The fallout over the firing of CBS's 60 Minutes longtime correspondent Scott Pelley over his calling out CBS News Editor-in-Chief Bari Weiss, new EP Nick Bilton, and the direction they're taking the news magazine and division (check out the full recap) continues. Earlier today, Bilton sent out a new memo to staff in an effort at a little PR spin and to push back on accusations from Pelley and others that corporate and political influences are hurting the new division's journalistic reputation. "We will always make the story the North Star – not relationships nor politics nor anything else. We will be guided solely and always by what makes the best piece for our viewers," Bilton wrote in the memo on Thursday (available for you to check out below). "And it should go without saying, but I'll say it anyway: We will never be instructed by the ownership of the company on these stories."

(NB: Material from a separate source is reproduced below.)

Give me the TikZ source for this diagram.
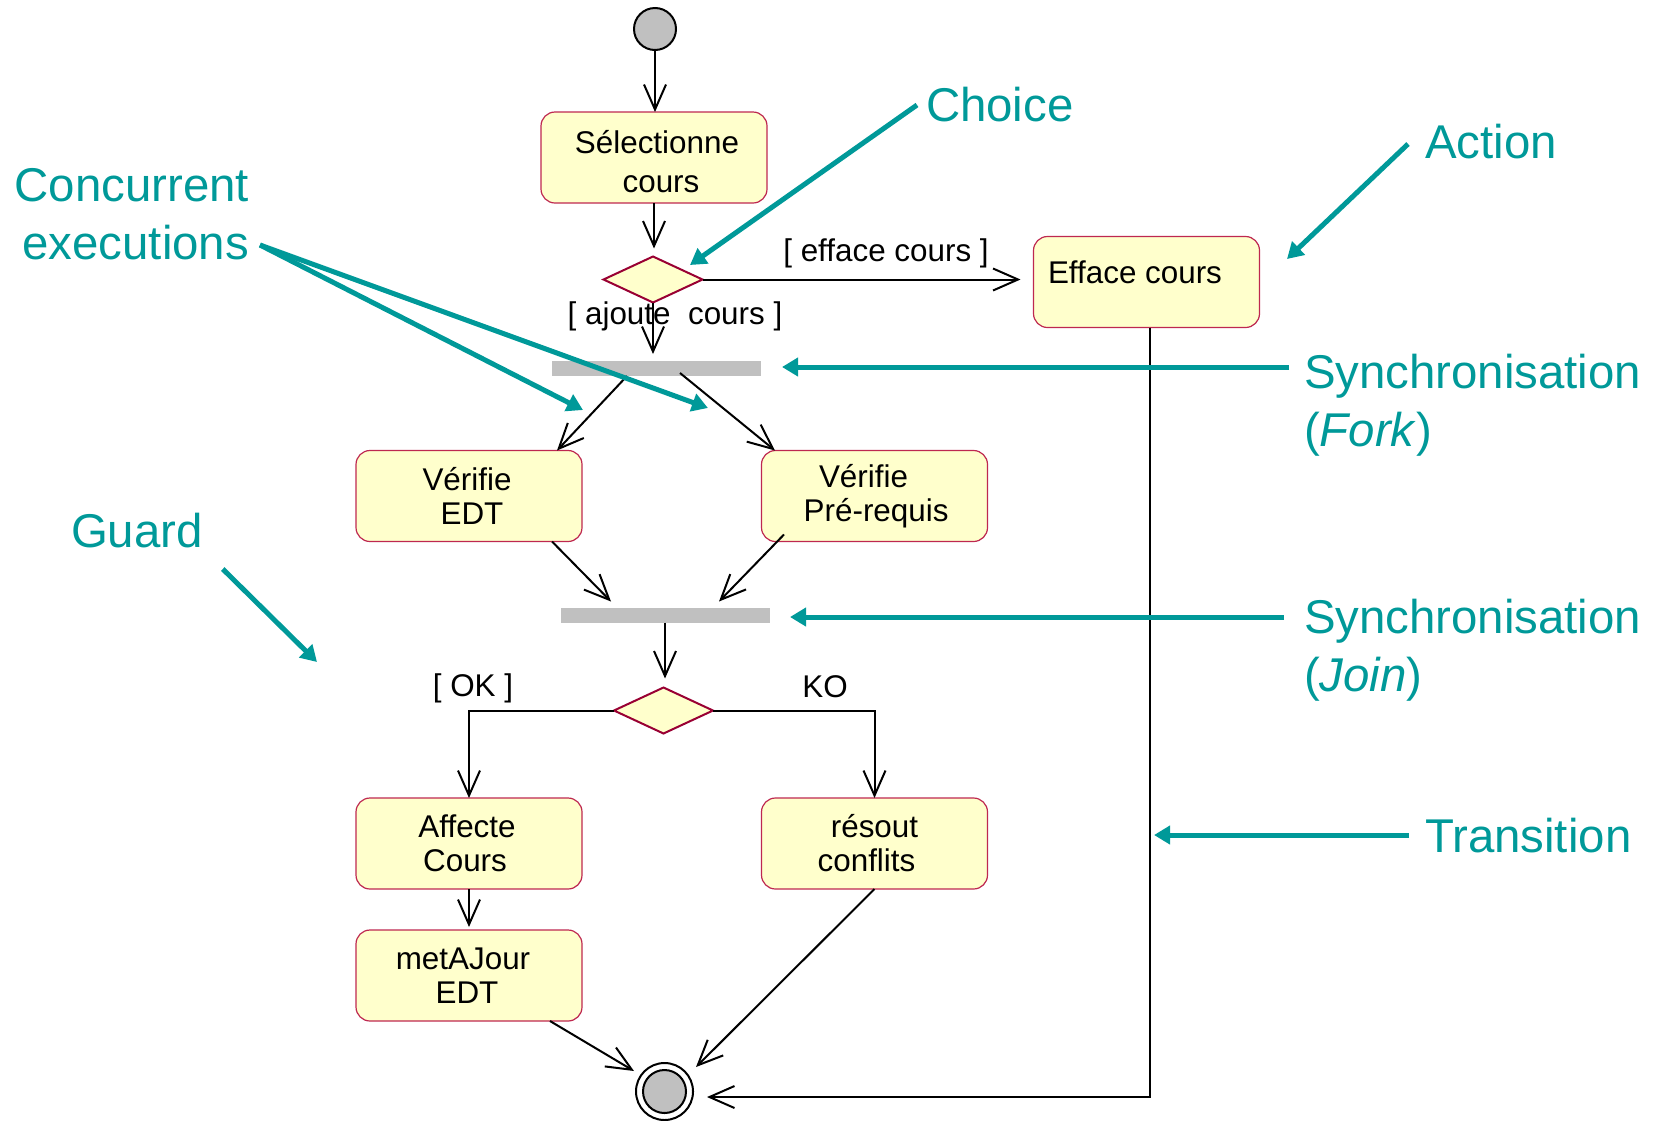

Bilton also broke some news, announcing that Maria Gavrilovic had been named senior producer. In addition, he noted that he had conversations with Lesley Stahl, Bill Whitaker, and Jon Wertheim – 60 Minutes' three remaining full-time correspondents – though it remains unclear whether Stahl, Whitaker, and/or Wertheim plan to remain with the long-running news magazine. "We talked about what makes '60 Minutes' exceptional, about the traditions and legacy of the past, about how you do the work that produces such momentous pieces. We also talked about change: About new audiences, new platforms, and new ways of storytelling that these new audiences need," Bilton wrote.

In a statement released late on Tuesday, Pelley called out CBS News brass for the layoffs and changes that have taken place with the long-running news magazine, saying they were "casting this legend aside, apparently to curry a moment of favor with the Trump administration." Pelley goes on to accuse leadership of instructing him "to inject falsehoods and bias into a politically sensitive story," among other things. "The leadership of 60 Minutes is no longer recognizable. The principles I hold dear are gone, and so I must leave as well," the ex-anchor notes at one point.

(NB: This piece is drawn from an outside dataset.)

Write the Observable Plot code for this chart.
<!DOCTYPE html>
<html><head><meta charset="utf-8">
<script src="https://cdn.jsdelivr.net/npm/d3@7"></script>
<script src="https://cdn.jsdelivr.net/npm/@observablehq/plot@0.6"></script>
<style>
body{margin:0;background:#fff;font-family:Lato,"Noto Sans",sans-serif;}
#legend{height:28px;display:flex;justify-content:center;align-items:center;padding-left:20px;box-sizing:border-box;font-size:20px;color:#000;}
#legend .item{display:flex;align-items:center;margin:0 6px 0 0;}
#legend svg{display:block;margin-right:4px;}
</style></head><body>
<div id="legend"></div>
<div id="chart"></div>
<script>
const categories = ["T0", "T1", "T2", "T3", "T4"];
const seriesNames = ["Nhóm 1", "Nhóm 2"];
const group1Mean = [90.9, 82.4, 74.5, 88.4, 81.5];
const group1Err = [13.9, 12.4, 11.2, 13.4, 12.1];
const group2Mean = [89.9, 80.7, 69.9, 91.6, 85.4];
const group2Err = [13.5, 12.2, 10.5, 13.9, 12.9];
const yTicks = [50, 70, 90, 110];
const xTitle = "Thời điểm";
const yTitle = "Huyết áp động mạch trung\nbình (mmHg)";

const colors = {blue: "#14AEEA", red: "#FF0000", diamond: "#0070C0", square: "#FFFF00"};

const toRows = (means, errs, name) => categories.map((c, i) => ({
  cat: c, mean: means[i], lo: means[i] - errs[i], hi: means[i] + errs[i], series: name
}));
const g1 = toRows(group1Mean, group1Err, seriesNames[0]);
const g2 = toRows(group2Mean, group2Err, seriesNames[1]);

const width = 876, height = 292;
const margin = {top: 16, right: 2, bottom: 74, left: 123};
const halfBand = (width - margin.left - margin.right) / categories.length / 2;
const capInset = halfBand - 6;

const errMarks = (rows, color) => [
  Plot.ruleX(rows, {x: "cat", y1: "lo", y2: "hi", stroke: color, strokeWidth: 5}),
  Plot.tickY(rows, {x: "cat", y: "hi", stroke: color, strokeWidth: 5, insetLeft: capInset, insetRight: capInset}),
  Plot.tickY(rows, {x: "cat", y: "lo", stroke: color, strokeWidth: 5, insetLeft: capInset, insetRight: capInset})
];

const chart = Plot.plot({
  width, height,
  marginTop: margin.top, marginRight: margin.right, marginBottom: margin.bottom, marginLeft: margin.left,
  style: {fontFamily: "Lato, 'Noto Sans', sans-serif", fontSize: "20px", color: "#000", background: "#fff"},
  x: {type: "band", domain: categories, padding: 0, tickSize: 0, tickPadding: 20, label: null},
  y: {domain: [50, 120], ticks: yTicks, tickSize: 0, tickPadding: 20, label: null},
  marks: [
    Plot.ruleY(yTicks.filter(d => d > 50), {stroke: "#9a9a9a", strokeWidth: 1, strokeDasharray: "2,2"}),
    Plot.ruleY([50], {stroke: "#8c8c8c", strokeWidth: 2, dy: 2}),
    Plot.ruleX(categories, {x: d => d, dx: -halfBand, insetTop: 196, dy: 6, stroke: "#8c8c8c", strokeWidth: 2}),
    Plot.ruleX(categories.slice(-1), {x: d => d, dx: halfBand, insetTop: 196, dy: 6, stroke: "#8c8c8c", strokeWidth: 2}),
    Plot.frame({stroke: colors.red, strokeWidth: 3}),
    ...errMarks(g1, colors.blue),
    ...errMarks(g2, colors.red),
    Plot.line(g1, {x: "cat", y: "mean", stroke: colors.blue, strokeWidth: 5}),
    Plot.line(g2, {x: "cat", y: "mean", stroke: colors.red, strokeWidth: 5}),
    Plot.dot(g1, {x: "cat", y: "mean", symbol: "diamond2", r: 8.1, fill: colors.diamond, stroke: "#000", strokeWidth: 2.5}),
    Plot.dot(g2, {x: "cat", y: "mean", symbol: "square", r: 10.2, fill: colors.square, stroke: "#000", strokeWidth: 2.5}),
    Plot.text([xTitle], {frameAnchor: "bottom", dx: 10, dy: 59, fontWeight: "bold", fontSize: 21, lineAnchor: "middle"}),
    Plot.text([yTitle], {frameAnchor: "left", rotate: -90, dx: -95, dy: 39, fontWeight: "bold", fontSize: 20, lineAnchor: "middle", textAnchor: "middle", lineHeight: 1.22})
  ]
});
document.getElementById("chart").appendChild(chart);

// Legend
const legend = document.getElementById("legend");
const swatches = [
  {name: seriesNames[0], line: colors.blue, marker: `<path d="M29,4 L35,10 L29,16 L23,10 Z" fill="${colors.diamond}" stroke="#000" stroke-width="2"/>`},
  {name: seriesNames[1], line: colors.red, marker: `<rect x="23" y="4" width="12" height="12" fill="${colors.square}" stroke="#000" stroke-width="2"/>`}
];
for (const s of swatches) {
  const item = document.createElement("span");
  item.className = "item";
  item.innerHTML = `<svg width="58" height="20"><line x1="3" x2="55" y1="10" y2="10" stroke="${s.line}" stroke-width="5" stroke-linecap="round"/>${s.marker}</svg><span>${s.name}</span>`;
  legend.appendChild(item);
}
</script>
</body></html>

"There has never been anything in America like 60 Minutes," Pelley's statement began. "The Sunday tradition is the most successful program of any kind in history. For more than a decade, its innovative growth on every major online platform has extended its reach to countless millions around the world. This spring, at the end of our 58th season, 60 Minutes grew rapidly with an unheard-of 9% jump in viewers on CBS."

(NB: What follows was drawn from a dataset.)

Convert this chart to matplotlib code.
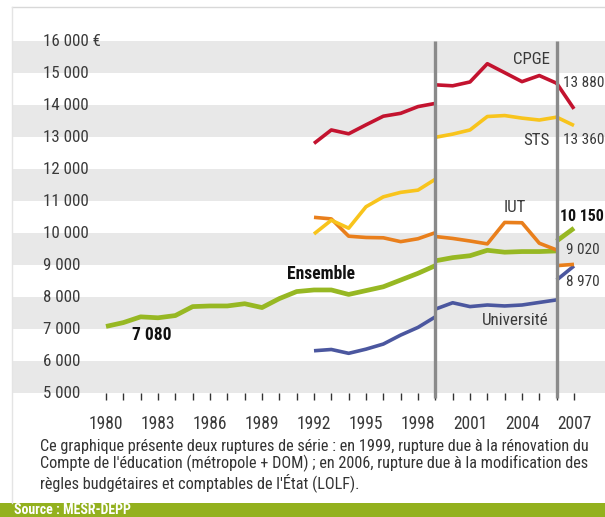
import numpy as np
import matplotlib
matplotlib.use('Agg')
import matplotlib.pyplot as plt
from matplotlib import font_manager as fm
from matplotlib.patches import Rectangle

# --- data (euros per student) ---
years_old = list(range(1992, 2000))
years_mid = list(range(1999, 2007))
years_new = [2006, 2007]
years_ens_old = list(range(1980, 2000))

ensemble_old = [7080, 7200, 7380, 7350, 7420, 7700, 7720, 7720, 7790, 7670,
                7950, 8170, 8220, 8220, 8080, 8200, 8320, 8530, 8740, 8980]
ensemble_mid = [9130, 9230, 9290, 9460, 9400, 9420, 9420, 9440]
ensemble_new = [9750, 10150]

cpge_old = [12800, 13220, 13100, 13380, 13650, 13740, 13950, 14050]
cpge_mid = [14630, 14600, 14720, 15290, 15010, 14730, 14920, 14680]
cpge_new = [14680, 13880]

sts_old = [9970, 10400, 10150, 10820, 11130, 11270, 11340, 11680]
sts_mid = [12990, 13090, 13220, 13640, 13670, 13590, 13530, 13620]
sts_new = [13620, 13360]

iut_old = [10490, 10440, 9900, 9860, 9850, 9730, 9820, 10010]
iut_mid = [9890, 9830, 9750, 9660, 10330, 10320, 9680, 9470]
iut_new = [8980, 9020]

univ_old = [6320, 6360, 6240, 6370, 6530, 6810, 7050, 7380]
univ_mid = [7620, 7820, 7700, 7750, 7720, 7750, 7830, 7910]
univ_new = [8530, 8970]

y_ticks = [5000, 6000, 7000, 8000, 9000, 10000, 11000, 12000, 13000, 14000, 15000, 16000]
y_tick_labels = ['5 000', '6 000', '7 000', '8 000', '9 000', '10 000', '11 000',
                 '12 000', '13 000', '14 000', '15 000', '16 000 €']
x_label_years = list(range(1980, 2008, 3))
breaks = [1999, 2006]

caption = ("Ce graphique présente deux ruptures de série : en 1999, rupture due à la rénovation du\n"
           "Compte de l'éducation (métropole + DOM) ; en 2006, rupture due à la modification des\n"
           "règles budgétaires et comptables de l'État (LOLF).")

# pick a narrow sans if one is installed, else squeeze a regular one
fonts = fm.fontManager.ttflist
names = {f.name for f in fonts}
stretch = 'normal'
if 'Liberation Sans Narrow' in names:
    family, k = 'Liberation Sans Narrow', 1.0
elif 'Roboto Condensed' in names:
    family, k = 'Roboto Condensed', 0.95
elif any(f.name == 'DejaVu Sans' and 'Condensed' in f.fname for f in fonts):
    family, k, stretch = 'DejaVu Sans', 0.85, 'condensed'
else:
    family, k = 'Liberation Sans', 0.84
plt.rcParams['font.family'] = [family, 'DejaVu Sans']
plt.rcParams['font.stretch'] = stretch

def fs(x):
    return x * k

# colours
c_cpge = '#c3132f'
c_sts = '#f8c41c'
c_iut = '#e97f1c'
c_ens = '#97b823'
c_univ = '#4b579f'
c_band = '#e8e8e8'
c_text = '#3a3a3a'

W, H = 605, 517
fig = plt.figure(figsize=(W / 100, H / 100), dpi=100)
fig.patch.set_facecolor('white')

# plot area in pixels
ax_l, ax_r, ax_top, ax_bot = 12, 605, 41, 393
ax = fig.add_axes([ax_l / W, (H - ax_bot) / H, (ax_r - ax_l) / W, (ax_bot - ax_top) / H])
px_per_year = 17.333
x0 = 1980 - (106 - ax_l) / px_per_year
x1 = 1980 + (ax_r - 106) / px_per_year
ax.set_xlim(x0, x1)
ax.set_ylim(5000, 16000)
for s in ax.spines.values():
    s.set_visible(False)
ax.set_facecolor('white')

# alternating bands
for lo in range(5000, 16000, 2000):
    ax.axhspan(lo, lo + 1000, color=c_band, lw=0, zorder=0)

# y labels
xlab = x0 + (43 - ax_l) / px_per_year
for v, t in zip(y_ticks, y_tick_labels):
    ax.text(xlab, v, t, ha='left', va='center', fontsize=fs(12.8), color=c_text)
ax.set_yticks([])

# x ticks
ax.set_xticks(range(1980, 2008), minor=True)
ax.set_xticks(x_label_years)
ax.set_xticklabels([str(y) for y in x_label_years], fontsize=fs(13.3), color=c_text)
ax.tick_params(axis='x', which='both', direction='out', length=5, width=1,
               color='#333333', pad=11)

# break lines
for b in breaks:
    ax.plot([b, b], [4830, 16000], color='#8a8a8a', lw=2.4, zorder=5,
            clip_on=False, solid_capstyle='butt')

def draw(xs, ys, col, lw):
    ax.plot(xs, ys, color=col, lw=lw, zorder=3, solid_joinstyle='round',
            solid_capstyle='butt')

for col, lw, segs in [
    (c_univ, 2.6, [(years_old, univ_old), (years_mid, univ_mid), (years_new, univ_new)]),
    (c_ens, 3.4, [(years_ens_old, ensemble_old), (years_mid, ensemble_mid), (years_new, ensemble_new)]),
    (c_iut, 2.6, [(years_old, iut_old), (years_mid, iut_mid), (years_new, iut_new)]),
    (c_sts, 2.6, [(years_old, sts_old), (years_mid, sts_mid), (years_new, sts_new)]),
    (c_cpge, 2.6, [(years_old, cpge_old), (years_mid, cpge_mid), (years_new, cpge_new)]),
]:
    for xs, ys in segs:
        draw(xs, ys, col, lw)

# series labels
x_right = 1980 + (604 - 106) / px_per_year
lab = dict(fontsize=fs(12.8), color=c_text, zorder=6)
end_lab = dict(fontsize=fs(11.6), color=c_text, zorder=6)
bold = dict(fontsize=fs(13.3), fontweight='bold', color='#111111', zorder=6)
ax.text(2005.6, 15430, 'CPGE', ha='right', va='center', **lab)
ax.text(x_right, 14700, '13 880', ha='right', va='center', **end_lab)
ax.text(2005.6, 12900, 'STS', ha='right', va='center', **lab)
ax.text(x_right, 12900, '13 360', ha='right', va='center', **end_lab)
ax.text(2003.6, 10810, 'IUT', ha='center', va='center', **lab)
ax.text(x_right, 10530, '10 150', ha='right', va='center', fontsize=fs(12),
        fontweight='bold', color='#111111', zorder=6)
ax.text(2006.55, 9470, '9 020', ha='left', va='center', **end_lab)
ax.text(2006.55, 8470, '8 970', ha='left', va='center', **end_lab)
ax.text(2003.6, 7280, 'Université', ha='center', va='center', **lab)
ax.text(1990.45, 8720, 'Ensemble', ha='left', va='center', **bold)
ax.text(1981.5, 6810, '7 080', ha='left', va='center', **bold)

# caption
fig.text(40 / W, 1 - 439 / H, caption, ha='left', va='top', fontsize=fs(12.3),
         color='#333333', linespacing=1.06)

# source bar
fig.patches.append(Rectangle((0, 0), 1, (H - 503) / H, transform=fig.transFigure,
                             color='#93b11e', lw=0, zorder=0))
fig.text(14 / W, 1 - 510 / H, 'Source : MESR-DEPP', ha='left', va='center',
         fontsize=fs(10.5), fontweight='bold', color='white')

# thin frame
fig.add_artist(plt.Line2D([12 / W, 1], [1 - 7 / H, 1 - 7 / H], color='#d8d8d8', lw=1,
                          transform=fig.transFigure))
fig.add_artist(plt.Line2D([12 / W, 12 / W], [1 - 7 / H, (H - 503) / H], color='#e4e4e4',
                          lw=1, transform=fig.transFigure))

fig.savefig('out.png', dpi=100)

He continued, "'60' has been the number-one program in America for decades because our beloved audience finds integrity, quality, and humanity in our stories. When stewardship of the program passed to my colleagues and me, our responsibility was to expand energetically into a new age of media technology while preserving the values our audience expects. Now, the new owner of our network is casting this legend aside, apparently to curry a moment of favor with the Trump administration."

"The waste is heartbreaking. Last month, 60 Minutes lost its DNA when our entire senior leadership and two of our best on-air correspondents were cruelly fired without cause. Good people were silenced because they stood up for our audience. They stood for fairness against the forces of political bias; they stood for professionalism against chaos."
"For my part, new management has instructed me to inject falsehoods and bias into a politically sensitive story. I've been told to include assertions that are unverified. To date, in every case, I have managed to ignore these instructions or refuse them. Recently, politicians have been invited to choose correspondents for interviews on the broadcast. Giving politicians control over 60 Minutes interviews is not how this is done. Finally, incompetence and unprofessionalism in the new management have wreaked havoc. In a case involving one of my stories, the entire program came within 19 minutes of not getting on the air at all."
"At 60 Minutes, we have fought harder than anyone knows to save the program that became an American icon. We owed that to our millions of viewers. I am deeply moved by the thousands of wishes we have received to "keep up the good fight." Most of the men and women of CBS News are still in that fight. But now the collapse of values at the top has become untenable. The leadership of 60 Minutes is no longer recognizable. The principles I hold dear are gone, and so I must leave as well."
Pelley concluded, "I depart after 37 years at CBS with one emotion—a heart brimming with gratitude for the men and women of CBS News who encouraged and enriched my work, very often at the risk of their own lives. I pray for a day when those people and their ideals are honored again—a day when sanity, competence, and courage return."